Professor Bassiouni’s position is pretty straight forward, he disagrees with those Muslims and non-Muslims who believe Islam legislates death for apostates and that his and many other distinguished Muslim scholars’ opinion is that it doesn’t. This is not so hard to grasp as LoonWatch contributor Barbel notes directly addressing Spencer,

In an obvious attempt to categorically associate this situation with all Muslims you wrote:

If she is sent back to her family, she could be killed, in accord with the death penalty that is prescribed by all Muslim sects and schools for those who leave Islam.

Surely, as a “scholar” you must be aware of this verse from the Muslim holy book, the Quran:

Those who believe, then reject Faith, then believe (again) and (again) reject Faith, and go on increasing in Unbelief,- God will not forgive them nor guide them on the Way.

How would it be possible to reject faith twice or go on increasing in unbelief if one was suppose to have been killed after the first rejection?  Furthermore, what purpose would withholding guidance have if the person had a death sentence anyway?

Robert, regardless of what you might want us to believe, Islamic scholars are NOT in consensus nor have they ever been in consensus over the apostasy issue.  Historically, the sentence of death was only applied to people who converted from the religion AND committed espionage. Consider what the 10th century scholar Shams al-Din al-Sarakhsi had to say:

The prescribed penalties are generally not suspended because of repentance, especially when they are reported and become known to the head of state.  The punishment of highway robbery, for instance, is not suspended because of repentance; it is suspended only by the return of property to the owner prior to arrest. … Renunciation of the faith and conversion to disbelief is admittedly the greatest of offenses, yet it is a matter between man and his Creator, and its punishment is postponed to the day of judgment. Punishments that are enforced in this life are those which protect the people’s interests, such as just retaliation, which is designed to protect life.

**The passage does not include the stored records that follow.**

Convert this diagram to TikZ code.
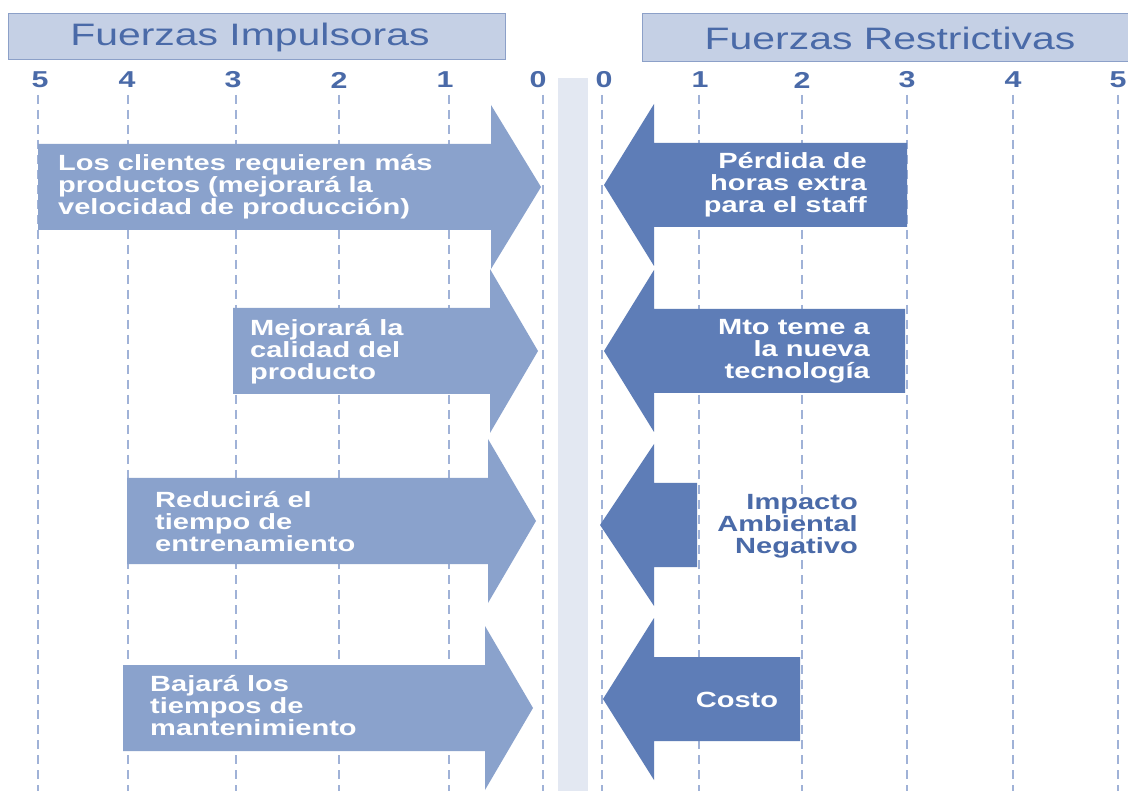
\documentclass[tikz,border=0pt]{standalone}
\usepackage{fontspec}
\setmainfont{Liberation Sans}[FakeStretch=1.32]
\definecolor{lightarr}{RGB}{138,162,204}
\definecolor{darkarr}{RGB}{94,125,183}
\definecolor{hdrfill}{RGB}{197,208,229}
\definecolor{hdrline}{RGB}{140,160,200}
\definecolor{txtblue}{RGB}{74,106,168}
\definecolor{gridc}{RGB}{160,178,215}
\definecolor{bandc}{RGB}{227,232,242}
\tikzset{
  gridline/.style={draw=gridc,line width=1.8pt,dash pattern=on 9pt off 6pt},
  num/.style={text=txtblue,font=\fontsize{23}{23}\selectfont\bfseries,inner sep=0pt},
  hdrbox/.style={fill=hdrfill,draw=hdrline,line width=1pt},
  hdrtext/.style={text=txtblue,font=\fontsize{31}{31}\selectfont,inner sep=0pt},
  lt/.style={text=white,font=\fontsize{22}{22}\selectfont\bfseries,align=left,inner sep=0pt,anchor=west},
  rt/.style={text=white,font=\fontsize{22}{22}\selectfont\bfseries,align=right,inner sep=0pt,anchor=east},
}
\newcommand{\rightarr}[5]{% x0, base, tip, yc, colour
  \fill[#5] (#1,#4-43) -- (#2,#4-43) -- (#2,#4-82) -- (#3,#4) -- (#2,#4+82) -- (#2,#4+43) -- (#1,#4+43) -- cycle;}
\newcommand{\leftarr}[5]{% x1, base, tip, yc, colour
  \fill[#5] (#1,#4-42) -- (#2,#4-42) -- (#2,#4-81) -- (#3,#4) -- (#2,#4+81) -- (#2,#4+42) -- (#1,#4+42) -- cycle;}
\begin{document}
\begin{tikzpicture}[x=1pt,y=-1pt]
\useasboundingbox (0,0) rectangle (1128,791);
\fill[white] (0,0) rectangle (1128,791);
\fill[bandc] (558,78) rectangle (588,791);
% headers
\draw[hdrbox] (8,14) rectangle (505,60);
\node[hdrtext] (hL) at (250,37) {Fuerzas Impulsoras};
\draw[hdrbox] (642,14) rectangle (1134,62);
\node[hdrtext] (hR) at (890,38) {Fuerzas Restrictivas};
% grid lines
\foreach \x in {38,128,236,339,449,543,602,699,802,907,1013,1118}
  \draw[gridline] (\x,95) -- (\x,791);
% numbers
\foreach \x/\n in {40/5,127/4,233/3,339/2,445/1,538/0}
  \node[num] (nl\n) at (\x,80) {\n};
\foreach \x/\n in {604/0,700/1,802/2,907/3,1013/4,1118/5}
  \node[num] (nr\n) at (\x,80) {\n};
% left arrows
\rightarr{38}{491}{541}{187}{lightarr}
\rightarr{233}{490}{538}{351}{lightarr}
\rightarr{127}{488}{536}{521}{lightarr}
\rightarr{123}{485}{533}{708}{lightarr}
% right arrows
\leftarr{907}{654}{604}{185}{darkarr}
\leftarr{905}{654}{604}{351}{darkarr}
\leftarr{697}{654}{600}{525}{darkarr}
\leftarr{800}{654}{603}{699}{darkarr}
% texts
\node[lt] (t1) at (58,187) {Los clientes requieren más\\productos (mejorará la\\velocidad de producción)};
\node[lt] (t2) at (250,352) {Mejorará la\\calidad del\\producto};
\node[lt] (t3) at (155,522) {Reducirá el\\tiempo de\\entrenamiento};
\node[lt] (t4) at (150,706) {Bajará los\\tiempos de\\mantenimiento};
\node[rt] (r1) at (867,185) {Pérdida de\\horas extra\\para el staff};
\node[rt] (r2) at (870,351) {Mto teme a\\la nueva\\tecnología};
\node[rt,text=txtblue] (r3) at (858,526) {Impacto\\Ambiental\\Negativo};
\node[text=white,font=\fontsize{22}{22}\selectfont\bfseries,inner sep=0pt] (r4) at (737,700) {Costo};
\end{tikzpicture}
\end{document}
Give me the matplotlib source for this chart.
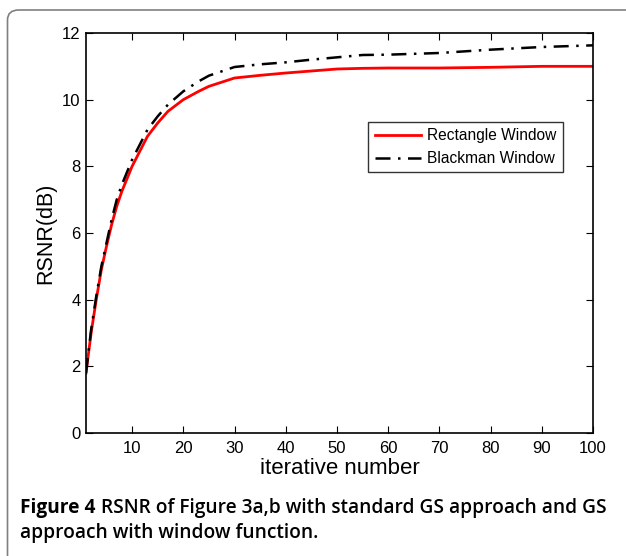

More recently, the contemporary Islamic scholar Tariq Ramadan (a man you have repeatedly tried to defame) had this to say:

I have been criticized about this in many countries.  My view is the same as that of Sufyan Al-Thawri, an 8th-century scholar of Islam, who argued that the Koran does not prescribe death for someone because he or she is changing religion. Neither did the Prophet himself ever perform such an act. Many around the Prophet changed religions. But he never did anything against them.  There was an early Muslim, Ubaydallah ibn Jahsh, who went with the first emigrants from Mecca to Abyssinia.  He converted to Christianity and stayed, but remained close to Muslims.  He divorced his wife, but he was not killed.

I know this is probably still not enough for you, so here are over a hundred more Islamic scholars who are against the death penalty for apostasy.

Of course, this doesn’t mean that this girl (or many others who are in similar situations) isn’t at serious risk.  She very may well be.  All it means is that the straw man version of Islam that you have created only serves to ignite more hatred and promote your own personal ideological agenda.

This highlights the absurdity that is Robert Spencer, an absurdity that projects an ominous pre-set conclusion on any heated situation that arises dealing with Muslims and castigates “all Islam” in the process without acknowledging the polyvalent interpretations that exist or the context.

Robert Spencer’s Hypocrisy on Religious Freedom

What further makes the Fatimah Rifqah Bary case one which exposes Spencer and his cronies is the hypocrisy of it all. This is being painted as a freedom of religion case, specifically the freedom to change one’s religion, but it seems in this department Spencer sounds like the pot calling the kettle black since he supports those who would restrict the freedom of religion of Muslims.

As we have written on extensively before, one of the close comrades of Spencer is neo-fascist European politician Geert Wilders. Spencer is on the record stating his admiration for Wilders who he sees as the only European politician standing up for Western Civilization.

"Under his wing": Geert Wilders & Robert Spencer

"Under his wing": Geert Wilders & Robert Spencer

Wilders is by all accounts an odious individual who calls for the out right denial of religious freedom to Muslims. He has called for the banning of the Quran which he compares to Adolf Hitler’s Mein Kampf, he has also stated that, “Freedom of Religion should not apply to Islam.” He is also working to end Muslim immigration and strip Muslims in Dutch society of their citizenship.

This is Spencers friend. Spencer has also participated in forums with Wilders, conferences, writes articles about him, has interviewed him and cites him often. In one article Spencer wrote in response to CAIR‘s Ibrahim Hooper he says,

I didn’t actually have anything to do with that conference in Florida, but Hoop could just say straight out that I support Wilders. And so should anyone who holds dear the Western values that are threatened by Islamic supremacists.

So is the Fatimah Rifqah Bary case another instance of Robert Spencer jumping the gun or is her life legitimately under threat? The courts will resolve that question, but Spencer has shot his credibility in this department with a track record of obfuscation, innuendo and misrepresentation and is wholly unreliable.

Will Spencer also back track on his position that “all Muslim sects and schools of thought” legislates the death penalty for apostates and concede that there is a valid counter opinion such as the one articulated by Professor Bassiouni? Finally, will Spencer quit the charade that he is a democrat that cares for Freedom of Religion when in fact his position is to support those who would deny religious freedom?

It seems that per his practice, Spencer seized on this case to further his well-oiled agenda that Islam is evil and Muslims are backward. As the story of Fatimah Rifqah Bary plays out we will see more clearly that the anti-Muslims are not motivated by her welfare but rather to confirm their warped hatred of Islam and Muslims.